Friday, August 6, 2010

Saint Francis

By Robert West, 233 pages. Thomas Nelson Publishers.

Saint Francis was a revolutionary who underwent intense personal struggle and sacrifice over the course of many years to finally reach his calling. Even when he was a leading drunken reveler of Assisi, as the son of a rich cloth merchant, bits and pieces of this struggle towards sainthood came out.

Robert West gives readers an intense psychological analysis of Francis. The saint's romantic visions of knighthood, his participation in Assisi's battle against Perugia, which cost him a year in jail, and his leadership of a gang of young revelers, all played a part in his development.

Saint Francis, in other words, leaps out at the reader from the pages of the book and from the medieval era. This character development is second-to-none, but comes at a high price.

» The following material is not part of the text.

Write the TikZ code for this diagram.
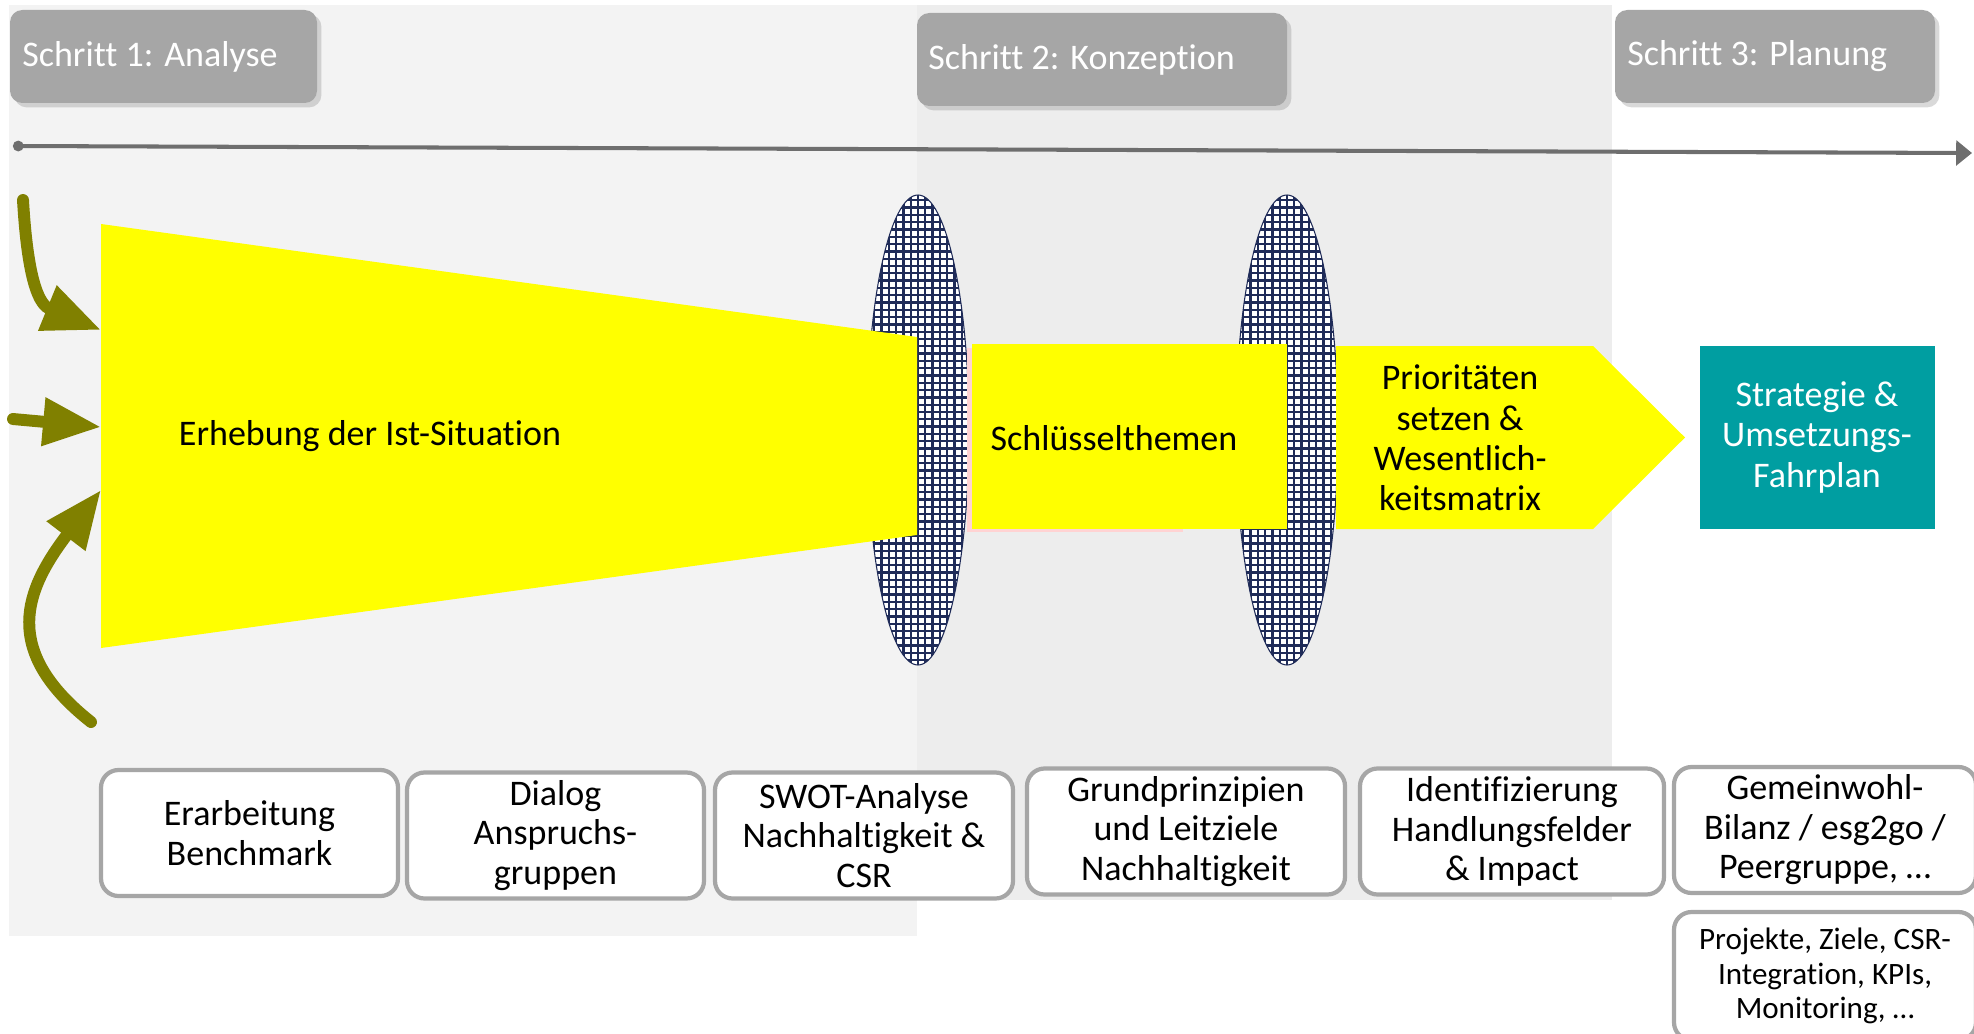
\documentclass[tikz,border=0pt]{standalone}
\usepackage{fontspec}
\setmainfont{Carlito}[RawFeature={-liga;-clig;-calt;-dlig}]
\usepackage{tikz}
\usetikzlibrary{arrows.meta}
\usetikzlibrary{shadows}
\usetikzlibrary{positioning}

\definecolor{panelone}{HTML}{F3F3F3}
\definecolor{paneltwo}{HTML}{EDEDED}
\definecolor{stepgray}{HTML}{A6A6A6}
\definecolor{linegray}{HTML}{6E6E6E}
\definecolor{arrowolive}{HTML}{808000}
\definecolor{gridnavy}{HTML}{1F2B58}
\definecolor{boxteal}{HTML}{009EA1}
\definecolor{framegray}{HTML}{A6A6A6}
\definecolor{shadowpink}{HTML}{FFD3D3}
\definecolor{fillyellow}{RGB}{255,255,0}

\def\px{0.02cm}

\tikzset{
  stepbox/.style={fill=stepgray, rounded corners=7pt, minimum height=93*\px, inner sep=0pt,
    drop shadow={shadow xshift=2.5pt, shadow yshift=-2.5pt, opacity=0.3}},
  steptext/.style={text=white, font=\fontsize{20.5}{24}\selectfont, inner sep=0pt},
  mainlabel/.style={font=\fontsize{20.5}{23}\selectfont, align=center, inner sep=0pt},
  lowbox/.style={draw=framegray, line width=2.4pt, fill=white, rounded corners=10pt, align=center,
    font=\fontsize{20.5}{22.5}\selectfont, inner sep=0pt, minimum height=126*\px},
  feedarrow/.style={arrowolive, line width=6.8pt, line cap=round, -{Triangle[length=33pt, width=26pt]}},
  timeline/.style={linegray, line width=2.3pt, {Circle[length=6pt]}-{Triangle[length=9pt, width=14pt]}},
}

\begin{document}
\begin{tikzpicture}[x=0.02cm, y=-0.02cm]

\useasboundingbox (0,0) rectangle (1974,1034);

\fill[panelone] (9,5) rectangle (917,936);
\fill[paneltwo] (917,5) rectangle (1612,900);

\node[stepbox, minimum width=307*\px] (step1) at (163.5,56.5) {};
\node[steptext, right=7pt of step1.west] (step1-text) {Schritt 1: Analyse};
\node[stepbox, minimum width=370*\px] (step2) at (1102,59.5) {};
\node[steptext, right=6.5pt of step2.west] (step2-text) {Schritt 2: Konzeption};
\node[stepbox, minimum width=320*\px] (step3) at (1775,56.5) {};
\node[steptext, right=7pt of step3.west] (step3-text) {Schritt 3: Planung};

\coordinate (time-start) at (13,146);
\coordinate (time-end) at (1972,153);
\draw[timeline] (time-start) -- (time-end);

\foreach \cx in {918,1287} {
  \begin{scope}
    \clip (\cx,430) ellipse [x radius=51, y radius=235];
    \fill[white] (\cx-55,190) rectangle (\cx+55,670);
    \foreach \gx in {-51.1,-43.8,...,52}
      \draw[gridnavy, line width=1.3pt] (\cx+\gx,190) -- (\cx+\gx,670);
    \foreach \gy in {193,200.3,...,670}
      \draw[gridnavy, line width=1.3pt] (\cx-55,\gy) -- (\cx+55,\gy);
  \end{scope}
  \draw[gridnavy, line width=0.6pt] (\cx,430) ellipse [x radius=51, y radius=235];
}

\coordinate (F1) at (101,224);
\coordinate (F2) at (917,337);
\coordinate (F3) at (917,535);
\coordinate (F4) at (101,648);
\fill[fillyellow] (F1) -- (F2) -- (F3) -- (F4) -- cycle;
\node[mainlabel] (survey) at (370,436) {Erhebung der Ist-Situation};

\fill[shadowpink] (967,348) rectangle (1183,532);
\fill[fillyellow] (972,344) rectangle (1287,529);
\node[mainlabel] (topics) at (1114,438) {Schlüsselthemen};

\fill[fillyellow] (1336,346) -- (1593,346) -- (1685,437.5) -- (1593,529) -- (1336,529) -- cycle;
\node[mainlabel, font=\fontsize{20.5}{23}\selectfont] (priorities) at (1460,438)
  {Prioritäten\\setzen \&\\Wesentlich-\\keitsmatrix};

\node[mainlabel, fill=boxteal, text=white, minimum width=235*\px, minimum height=183*\px]
  (roadmap) at (1817,437.5) {Strategie \&\\Umsetzungs-\\Fahrplan};

\coordinate (feed-top) at (23,200);
\coordinate (in-top) at (101,330);
\coordinate (feed-mid) at (13,419);
\coordinate (in-mid) at (101,427);
\coordinate (feed-low) at (91,722);
\coordinate (in-low) at (101,490);
\draw[feedarrow] (feed-top) .. controls (28,285) and (40,305) .. (in-top);
\draw[feedarrow] (feed-mid) -- (in-mid);
\draw[feedarrow] (feed-low) .. controls (0,650) and (25,590) .. (in-low);

\node[lowbox, minimum width=297*\px] (bench) at (249.5,833) {Erarbeitung\\Benchmark};
\node[lowbox, minimum width=297*\px] (dialog) at (555.5,835.5) {Dialog\\Anspruchs-\\gruppen};
\node[lowbox, minimum width=298*\px] (swot) at (864,835.5) {SWOT-Analyse\\Nachhaltigkeit \&\\CSR};
\node[lowbox, minimum width=318*\px] (principles) at (1186,831.5) {Grundprinzipien\\und Leitziele\\Nachhaltigkeit};
\node[lowbox, minimum width=304*\px] (fields) at (1512,831.5) {Identifizierung\\Handlungsfelder\\\& Impact};
\node[lowbox, minimum width=302*\px] (balance) at (1825,830) {Gemeinwohl-\\Bilanz / esg2go /\\Peergruppe, …};
\node[lowbox, minimum width=302*\px, minimum height=128*\px, font=\fontsize{17.7}{19.6}\selectfont]
  (projects) at (1825,976) {Projekte, Ziele, CSR-\\Integration, KPIs,\\Monitoring, …};

\end{tikzpicture}
\end{document}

West does refer on occasion to endemic violence, the wealth and corruption of the Church of the day, and the often heretical penitential movements which offered an alternative way of following Christ. Yet, aside from the first issue, readers get almost no sense of these historical problems and how they related to Francis and the Franciscans. Just how corrupt was the medieval Italian Church? Who were the penitentials and why were they rejected by the Church whereas Francis wasn't?

Saint Francis is an incomplete biography because, following today's ideal that the individual is more important and more real than society and historical currents, we have little sense of how Francis was both a product of his age and a herald to a better future.